WHAT THE EXERCISE ASKS: Restate word for word the lines of the data below, from the first through the one that has "20, 26, 28];".

INFORMATION PROVIDED:
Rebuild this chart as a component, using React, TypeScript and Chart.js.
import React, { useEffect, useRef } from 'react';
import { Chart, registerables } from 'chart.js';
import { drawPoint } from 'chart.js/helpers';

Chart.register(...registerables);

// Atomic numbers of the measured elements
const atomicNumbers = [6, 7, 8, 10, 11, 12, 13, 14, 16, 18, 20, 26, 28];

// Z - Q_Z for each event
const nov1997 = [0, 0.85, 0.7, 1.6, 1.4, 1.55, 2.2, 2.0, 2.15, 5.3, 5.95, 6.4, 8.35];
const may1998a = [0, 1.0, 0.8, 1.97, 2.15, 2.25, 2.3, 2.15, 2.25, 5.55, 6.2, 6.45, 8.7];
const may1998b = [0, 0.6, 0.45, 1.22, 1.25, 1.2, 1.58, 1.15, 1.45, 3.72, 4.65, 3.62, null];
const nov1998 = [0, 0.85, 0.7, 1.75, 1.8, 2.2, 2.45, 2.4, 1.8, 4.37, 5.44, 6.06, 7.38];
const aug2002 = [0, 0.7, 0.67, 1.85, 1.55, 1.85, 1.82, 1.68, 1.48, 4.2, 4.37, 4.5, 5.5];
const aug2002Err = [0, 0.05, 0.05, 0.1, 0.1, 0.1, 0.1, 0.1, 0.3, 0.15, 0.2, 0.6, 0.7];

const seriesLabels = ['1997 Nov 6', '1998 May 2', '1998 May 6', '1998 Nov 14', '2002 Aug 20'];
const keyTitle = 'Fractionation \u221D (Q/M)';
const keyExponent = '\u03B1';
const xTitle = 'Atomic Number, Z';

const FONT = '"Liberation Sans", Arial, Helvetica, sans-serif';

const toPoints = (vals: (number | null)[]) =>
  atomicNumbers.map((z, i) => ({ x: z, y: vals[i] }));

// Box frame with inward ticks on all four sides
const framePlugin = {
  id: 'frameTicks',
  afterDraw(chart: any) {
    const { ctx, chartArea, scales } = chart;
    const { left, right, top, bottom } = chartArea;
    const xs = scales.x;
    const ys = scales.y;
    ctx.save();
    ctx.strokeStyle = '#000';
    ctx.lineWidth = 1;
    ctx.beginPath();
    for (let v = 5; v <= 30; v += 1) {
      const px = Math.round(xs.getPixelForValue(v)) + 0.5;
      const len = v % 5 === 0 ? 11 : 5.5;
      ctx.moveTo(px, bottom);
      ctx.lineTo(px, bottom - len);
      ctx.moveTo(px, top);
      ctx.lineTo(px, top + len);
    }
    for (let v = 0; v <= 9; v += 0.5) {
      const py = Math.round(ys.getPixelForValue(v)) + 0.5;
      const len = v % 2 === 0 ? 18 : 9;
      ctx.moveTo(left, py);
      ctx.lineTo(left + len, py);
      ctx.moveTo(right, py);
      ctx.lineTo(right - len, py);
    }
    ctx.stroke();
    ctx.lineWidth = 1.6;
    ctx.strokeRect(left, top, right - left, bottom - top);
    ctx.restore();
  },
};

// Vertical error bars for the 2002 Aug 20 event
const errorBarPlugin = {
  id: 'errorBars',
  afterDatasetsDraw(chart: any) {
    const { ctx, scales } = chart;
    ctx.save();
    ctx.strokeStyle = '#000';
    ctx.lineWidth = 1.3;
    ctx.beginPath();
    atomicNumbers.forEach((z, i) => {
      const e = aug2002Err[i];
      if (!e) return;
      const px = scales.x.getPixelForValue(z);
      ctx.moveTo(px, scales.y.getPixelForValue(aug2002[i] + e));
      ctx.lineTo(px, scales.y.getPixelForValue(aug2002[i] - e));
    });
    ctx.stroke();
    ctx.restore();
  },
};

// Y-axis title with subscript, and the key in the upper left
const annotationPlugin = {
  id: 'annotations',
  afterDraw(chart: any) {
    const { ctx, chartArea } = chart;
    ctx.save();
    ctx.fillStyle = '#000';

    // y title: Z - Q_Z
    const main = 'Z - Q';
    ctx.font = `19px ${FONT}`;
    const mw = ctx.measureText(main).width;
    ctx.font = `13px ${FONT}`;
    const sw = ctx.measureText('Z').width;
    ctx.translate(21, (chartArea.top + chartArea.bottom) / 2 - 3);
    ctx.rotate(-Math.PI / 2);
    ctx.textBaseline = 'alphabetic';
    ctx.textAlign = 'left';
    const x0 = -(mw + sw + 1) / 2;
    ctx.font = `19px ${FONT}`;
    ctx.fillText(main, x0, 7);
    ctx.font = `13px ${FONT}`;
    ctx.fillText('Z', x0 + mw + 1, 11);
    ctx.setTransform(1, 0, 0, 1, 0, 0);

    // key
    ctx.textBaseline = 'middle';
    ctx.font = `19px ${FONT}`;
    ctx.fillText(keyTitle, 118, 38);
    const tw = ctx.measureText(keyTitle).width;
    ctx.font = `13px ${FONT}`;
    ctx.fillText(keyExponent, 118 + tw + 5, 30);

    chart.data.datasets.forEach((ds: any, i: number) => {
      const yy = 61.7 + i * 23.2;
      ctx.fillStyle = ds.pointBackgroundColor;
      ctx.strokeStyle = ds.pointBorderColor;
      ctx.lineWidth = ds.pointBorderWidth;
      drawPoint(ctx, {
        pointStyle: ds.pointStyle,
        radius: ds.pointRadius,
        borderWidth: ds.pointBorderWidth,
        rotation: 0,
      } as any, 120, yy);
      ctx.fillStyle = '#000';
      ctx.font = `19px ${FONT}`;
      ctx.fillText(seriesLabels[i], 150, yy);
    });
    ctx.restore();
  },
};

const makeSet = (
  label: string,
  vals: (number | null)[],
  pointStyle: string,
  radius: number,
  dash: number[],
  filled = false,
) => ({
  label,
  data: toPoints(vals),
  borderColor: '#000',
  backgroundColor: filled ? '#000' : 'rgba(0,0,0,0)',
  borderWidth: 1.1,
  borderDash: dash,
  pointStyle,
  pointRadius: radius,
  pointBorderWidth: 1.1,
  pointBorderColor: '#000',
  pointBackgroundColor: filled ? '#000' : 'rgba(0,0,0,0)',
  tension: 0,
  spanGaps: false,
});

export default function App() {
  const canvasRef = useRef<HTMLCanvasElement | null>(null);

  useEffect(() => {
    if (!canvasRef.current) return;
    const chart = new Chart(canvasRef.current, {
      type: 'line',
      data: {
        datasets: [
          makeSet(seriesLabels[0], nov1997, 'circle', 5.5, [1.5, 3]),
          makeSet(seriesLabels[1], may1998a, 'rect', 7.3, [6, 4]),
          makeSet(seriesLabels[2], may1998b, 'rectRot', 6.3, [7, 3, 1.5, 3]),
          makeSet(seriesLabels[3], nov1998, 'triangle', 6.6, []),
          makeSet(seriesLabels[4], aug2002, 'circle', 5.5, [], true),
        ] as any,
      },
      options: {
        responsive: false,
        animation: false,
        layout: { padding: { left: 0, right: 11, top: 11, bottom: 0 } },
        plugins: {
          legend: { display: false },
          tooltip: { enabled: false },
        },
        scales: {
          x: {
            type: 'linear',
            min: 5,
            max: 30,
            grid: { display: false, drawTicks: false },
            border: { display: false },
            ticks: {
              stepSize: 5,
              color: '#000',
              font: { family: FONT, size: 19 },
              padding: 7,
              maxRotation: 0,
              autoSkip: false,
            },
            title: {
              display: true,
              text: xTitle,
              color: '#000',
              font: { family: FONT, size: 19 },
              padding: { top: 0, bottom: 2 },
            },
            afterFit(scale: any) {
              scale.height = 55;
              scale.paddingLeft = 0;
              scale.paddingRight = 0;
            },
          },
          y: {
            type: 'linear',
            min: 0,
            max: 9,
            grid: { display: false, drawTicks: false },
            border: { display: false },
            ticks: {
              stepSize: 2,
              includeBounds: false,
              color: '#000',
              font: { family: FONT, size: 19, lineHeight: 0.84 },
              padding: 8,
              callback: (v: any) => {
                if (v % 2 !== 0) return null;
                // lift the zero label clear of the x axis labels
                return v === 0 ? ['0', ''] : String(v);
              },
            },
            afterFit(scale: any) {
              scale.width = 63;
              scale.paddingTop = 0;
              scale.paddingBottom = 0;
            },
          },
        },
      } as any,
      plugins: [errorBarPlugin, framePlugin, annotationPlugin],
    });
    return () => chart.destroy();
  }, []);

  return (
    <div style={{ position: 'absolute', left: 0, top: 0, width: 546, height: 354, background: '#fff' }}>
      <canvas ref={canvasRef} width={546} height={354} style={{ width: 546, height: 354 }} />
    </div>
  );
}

REPLY TO THE TASK:
Rebuild this chart as a component, using React, TypeScript and Chart.js.
import React, { useEffect, useRef } from 'react';
import { Chart, registerables } from 'chart.js';
import { drawPoint } from 'chart.js/helpers';

Chart.register(...registerables);

// Atomic numbers of the measured elements
const atomicNumbers = [6, 7, 8, 10, 11, 12, 13, 14, 16, 18, 20, 26, 28];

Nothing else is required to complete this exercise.